Your goal = Go through the records below from the first line and print each one exactly, stopping after the line that contains "const curveNames = ['1', '2', '3', '4', '5', '6', '7'];". Do not print pictures or anything past that line.

Records shown =
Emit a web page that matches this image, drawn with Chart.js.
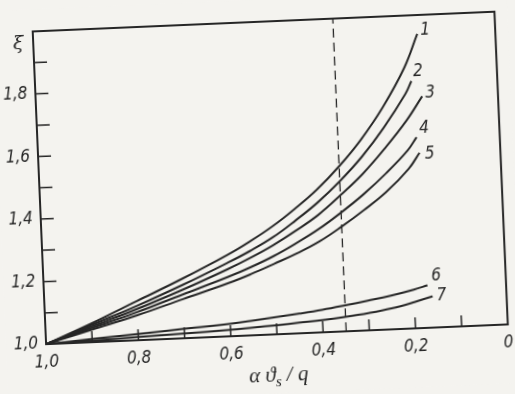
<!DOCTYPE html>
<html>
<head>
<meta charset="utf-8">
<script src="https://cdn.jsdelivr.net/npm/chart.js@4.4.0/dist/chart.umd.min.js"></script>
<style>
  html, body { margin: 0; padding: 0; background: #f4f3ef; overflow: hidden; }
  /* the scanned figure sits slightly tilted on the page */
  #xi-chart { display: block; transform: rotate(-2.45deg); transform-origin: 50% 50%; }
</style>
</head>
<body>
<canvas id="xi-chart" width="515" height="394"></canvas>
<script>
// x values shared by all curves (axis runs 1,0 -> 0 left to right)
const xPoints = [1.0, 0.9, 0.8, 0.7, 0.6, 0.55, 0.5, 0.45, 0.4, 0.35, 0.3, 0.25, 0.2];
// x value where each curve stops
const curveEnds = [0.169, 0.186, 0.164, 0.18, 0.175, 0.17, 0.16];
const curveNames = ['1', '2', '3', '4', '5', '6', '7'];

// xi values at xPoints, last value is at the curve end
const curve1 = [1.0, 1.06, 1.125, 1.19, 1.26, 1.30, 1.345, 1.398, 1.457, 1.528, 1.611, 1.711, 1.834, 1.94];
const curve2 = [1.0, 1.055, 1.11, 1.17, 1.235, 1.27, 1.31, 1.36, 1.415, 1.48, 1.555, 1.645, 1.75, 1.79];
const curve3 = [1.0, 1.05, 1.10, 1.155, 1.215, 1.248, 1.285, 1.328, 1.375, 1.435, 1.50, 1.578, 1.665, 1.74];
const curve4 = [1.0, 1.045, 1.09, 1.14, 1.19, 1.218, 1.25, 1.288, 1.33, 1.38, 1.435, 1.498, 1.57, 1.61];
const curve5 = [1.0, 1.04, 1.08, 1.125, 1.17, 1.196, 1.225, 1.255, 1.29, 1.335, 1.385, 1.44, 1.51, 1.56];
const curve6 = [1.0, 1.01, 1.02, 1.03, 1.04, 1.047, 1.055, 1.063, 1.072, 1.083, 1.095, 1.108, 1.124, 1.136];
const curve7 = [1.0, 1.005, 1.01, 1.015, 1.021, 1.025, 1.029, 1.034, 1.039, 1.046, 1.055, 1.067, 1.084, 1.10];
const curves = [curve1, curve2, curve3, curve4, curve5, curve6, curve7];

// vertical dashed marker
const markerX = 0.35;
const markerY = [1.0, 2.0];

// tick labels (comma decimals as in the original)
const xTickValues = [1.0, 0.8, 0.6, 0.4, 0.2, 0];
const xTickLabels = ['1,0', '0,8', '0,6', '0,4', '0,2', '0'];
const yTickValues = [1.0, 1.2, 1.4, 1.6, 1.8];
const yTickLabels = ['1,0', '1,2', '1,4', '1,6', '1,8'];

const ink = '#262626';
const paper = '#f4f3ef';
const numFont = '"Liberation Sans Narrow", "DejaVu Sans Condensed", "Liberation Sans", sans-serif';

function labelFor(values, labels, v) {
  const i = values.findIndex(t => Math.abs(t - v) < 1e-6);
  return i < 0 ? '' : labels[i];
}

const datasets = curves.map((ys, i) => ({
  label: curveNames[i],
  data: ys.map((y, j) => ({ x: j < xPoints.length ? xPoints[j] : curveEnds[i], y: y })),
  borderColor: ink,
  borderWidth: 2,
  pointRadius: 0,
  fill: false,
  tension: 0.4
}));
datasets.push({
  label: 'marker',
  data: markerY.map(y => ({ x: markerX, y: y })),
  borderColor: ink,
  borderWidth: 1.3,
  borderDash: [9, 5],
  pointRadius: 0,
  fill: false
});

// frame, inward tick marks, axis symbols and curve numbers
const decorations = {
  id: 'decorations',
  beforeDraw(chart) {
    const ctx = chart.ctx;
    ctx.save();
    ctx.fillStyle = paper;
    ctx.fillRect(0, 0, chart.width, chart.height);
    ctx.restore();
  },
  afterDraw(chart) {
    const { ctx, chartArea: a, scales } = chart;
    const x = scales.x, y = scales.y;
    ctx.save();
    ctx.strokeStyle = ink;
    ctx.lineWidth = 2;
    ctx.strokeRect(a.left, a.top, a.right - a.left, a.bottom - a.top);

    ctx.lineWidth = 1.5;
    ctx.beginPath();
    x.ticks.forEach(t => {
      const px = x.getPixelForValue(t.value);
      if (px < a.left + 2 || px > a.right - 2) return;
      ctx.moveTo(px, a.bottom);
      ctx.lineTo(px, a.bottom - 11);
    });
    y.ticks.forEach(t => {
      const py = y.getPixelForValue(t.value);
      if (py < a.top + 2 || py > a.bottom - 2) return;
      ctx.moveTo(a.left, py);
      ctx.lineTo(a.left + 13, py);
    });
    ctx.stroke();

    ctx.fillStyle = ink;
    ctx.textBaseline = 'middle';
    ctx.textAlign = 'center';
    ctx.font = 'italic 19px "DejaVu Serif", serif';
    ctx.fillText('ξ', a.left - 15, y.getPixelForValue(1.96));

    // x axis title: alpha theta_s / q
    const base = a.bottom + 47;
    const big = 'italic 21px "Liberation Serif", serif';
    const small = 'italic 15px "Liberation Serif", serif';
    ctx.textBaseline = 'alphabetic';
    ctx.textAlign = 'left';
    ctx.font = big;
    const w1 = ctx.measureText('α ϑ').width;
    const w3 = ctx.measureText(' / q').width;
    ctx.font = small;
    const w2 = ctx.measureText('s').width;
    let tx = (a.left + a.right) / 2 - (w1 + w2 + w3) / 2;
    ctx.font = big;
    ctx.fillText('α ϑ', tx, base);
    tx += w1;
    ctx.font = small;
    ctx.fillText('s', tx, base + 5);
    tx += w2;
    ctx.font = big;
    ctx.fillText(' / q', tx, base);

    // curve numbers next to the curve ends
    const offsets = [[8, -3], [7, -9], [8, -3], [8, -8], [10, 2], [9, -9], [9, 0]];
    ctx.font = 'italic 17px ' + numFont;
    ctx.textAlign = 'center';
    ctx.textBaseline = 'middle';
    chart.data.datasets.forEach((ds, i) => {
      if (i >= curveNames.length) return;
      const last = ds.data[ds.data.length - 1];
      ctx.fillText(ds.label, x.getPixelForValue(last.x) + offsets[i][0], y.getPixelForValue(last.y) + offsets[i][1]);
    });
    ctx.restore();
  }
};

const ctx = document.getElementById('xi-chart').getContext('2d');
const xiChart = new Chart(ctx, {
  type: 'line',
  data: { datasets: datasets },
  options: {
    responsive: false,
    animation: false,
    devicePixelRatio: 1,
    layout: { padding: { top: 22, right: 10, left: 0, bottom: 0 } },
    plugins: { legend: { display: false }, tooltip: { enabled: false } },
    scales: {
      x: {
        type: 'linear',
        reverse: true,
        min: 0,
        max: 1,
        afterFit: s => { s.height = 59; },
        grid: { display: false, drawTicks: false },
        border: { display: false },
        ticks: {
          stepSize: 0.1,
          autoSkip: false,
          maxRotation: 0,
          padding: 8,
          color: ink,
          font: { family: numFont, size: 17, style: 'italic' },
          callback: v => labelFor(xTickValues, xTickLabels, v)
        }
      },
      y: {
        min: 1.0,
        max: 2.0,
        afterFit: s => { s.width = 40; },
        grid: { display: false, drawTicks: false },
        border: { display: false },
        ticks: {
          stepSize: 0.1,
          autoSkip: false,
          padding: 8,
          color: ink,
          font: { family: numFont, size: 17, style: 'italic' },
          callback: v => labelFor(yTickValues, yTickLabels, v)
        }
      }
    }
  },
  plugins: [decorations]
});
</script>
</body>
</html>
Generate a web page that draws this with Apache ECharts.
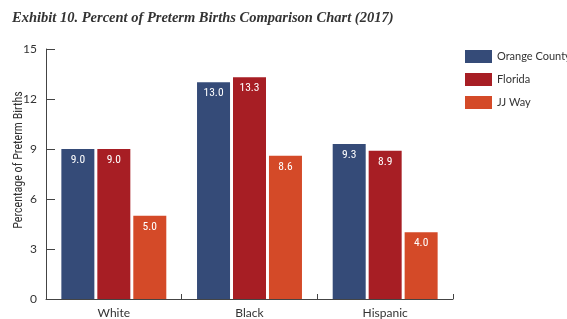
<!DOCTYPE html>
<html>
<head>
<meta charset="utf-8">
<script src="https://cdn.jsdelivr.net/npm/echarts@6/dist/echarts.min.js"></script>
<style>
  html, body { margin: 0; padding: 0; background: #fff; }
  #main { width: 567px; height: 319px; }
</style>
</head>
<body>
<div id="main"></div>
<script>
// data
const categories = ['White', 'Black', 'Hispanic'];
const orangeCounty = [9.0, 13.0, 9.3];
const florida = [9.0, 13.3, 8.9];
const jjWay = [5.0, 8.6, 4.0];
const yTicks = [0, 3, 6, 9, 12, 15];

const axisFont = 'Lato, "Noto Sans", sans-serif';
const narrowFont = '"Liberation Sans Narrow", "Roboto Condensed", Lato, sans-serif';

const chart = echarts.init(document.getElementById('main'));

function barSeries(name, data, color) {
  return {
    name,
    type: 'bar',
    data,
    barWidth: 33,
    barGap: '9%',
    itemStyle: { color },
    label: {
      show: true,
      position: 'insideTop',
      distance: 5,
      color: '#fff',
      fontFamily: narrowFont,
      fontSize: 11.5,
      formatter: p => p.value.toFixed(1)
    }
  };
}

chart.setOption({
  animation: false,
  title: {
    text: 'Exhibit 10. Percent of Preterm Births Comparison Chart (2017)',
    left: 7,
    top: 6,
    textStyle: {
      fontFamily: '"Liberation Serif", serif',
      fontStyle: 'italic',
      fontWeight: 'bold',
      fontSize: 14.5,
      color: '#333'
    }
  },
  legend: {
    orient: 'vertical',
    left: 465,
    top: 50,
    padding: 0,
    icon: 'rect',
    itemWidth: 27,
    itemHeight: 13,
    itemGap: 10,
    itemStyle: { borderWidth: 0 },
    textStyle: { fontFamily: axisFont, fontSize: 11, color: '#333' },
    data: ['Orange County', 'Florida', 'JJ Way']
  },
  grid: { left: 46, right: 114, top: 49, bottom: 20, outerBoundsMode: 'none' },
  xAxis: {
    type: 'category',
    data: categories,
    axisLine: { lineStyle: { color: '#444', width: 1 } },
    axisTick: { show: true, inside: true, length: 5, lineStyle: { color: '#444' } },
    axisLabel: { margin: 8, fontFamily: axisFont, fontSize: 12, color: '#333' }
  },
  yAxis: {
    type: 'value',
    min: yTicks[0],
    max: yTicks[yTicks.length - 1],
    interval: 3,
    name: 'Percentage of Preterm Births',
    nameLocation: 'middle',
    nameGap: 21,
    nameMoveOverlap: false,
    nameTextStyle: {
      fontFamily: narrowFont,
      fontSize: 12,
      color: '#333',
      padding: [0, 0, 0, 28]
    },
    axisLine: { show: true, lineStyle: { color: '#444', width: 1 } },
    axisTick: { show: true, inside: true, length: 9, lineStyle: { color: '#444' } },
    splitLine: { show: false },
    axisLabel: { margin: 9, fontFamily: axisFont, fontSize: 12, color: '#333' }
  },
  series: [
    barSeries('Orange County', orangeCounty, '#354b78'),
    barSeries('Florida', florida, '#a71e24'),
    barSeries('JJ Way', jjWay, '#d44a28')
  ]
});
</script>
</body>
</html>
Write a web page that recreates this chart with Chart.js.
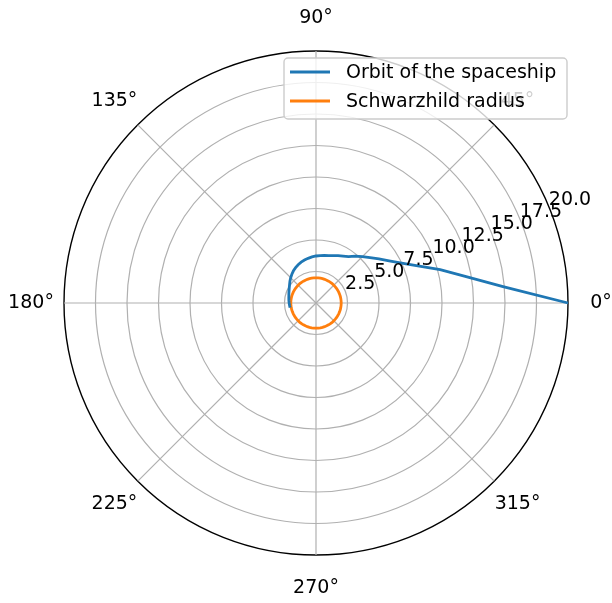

Task result =
Emit a web page that matches this image, drawn with Chart.js.
<!DOCTYPE html>
<html>
<head>
<meta charset="utf-8">
<script src="https://cdn.jsdelivr.net/npm/chart.js@4.4.0/dist/chart.umd.min.js"></script>
<style>
  html, body { margin: 0; padding: 0; background: #f4f3ef; overflow: hidden; }
  /* the scanned figure sits slightly tilted on the page */
  #xi-chart { display: block; transform: rotate(-2.45deg); transform-origin: 50% 50%; }
</style>
</head>
<body>
<canvas id="xi-chart" width="515" height="394"></canvas>
<script>
// x values shared by all curves (axis runs 1,0 -> 0 left to right)
const xPoints = [1.0, 0.9, 0.8, 0.7, 0.6, 0.55, 0.5, 0.45, 0.4, 0.35, 0.3, 0.25, 0.2];
// x value where each curve stops
const curveEnds = [0.169, 0.186, 0.164, 0.18, 0.175, 0.17, 0.16];
const curveNames = ['1', '2', '3', '4', '5', '6', '7'];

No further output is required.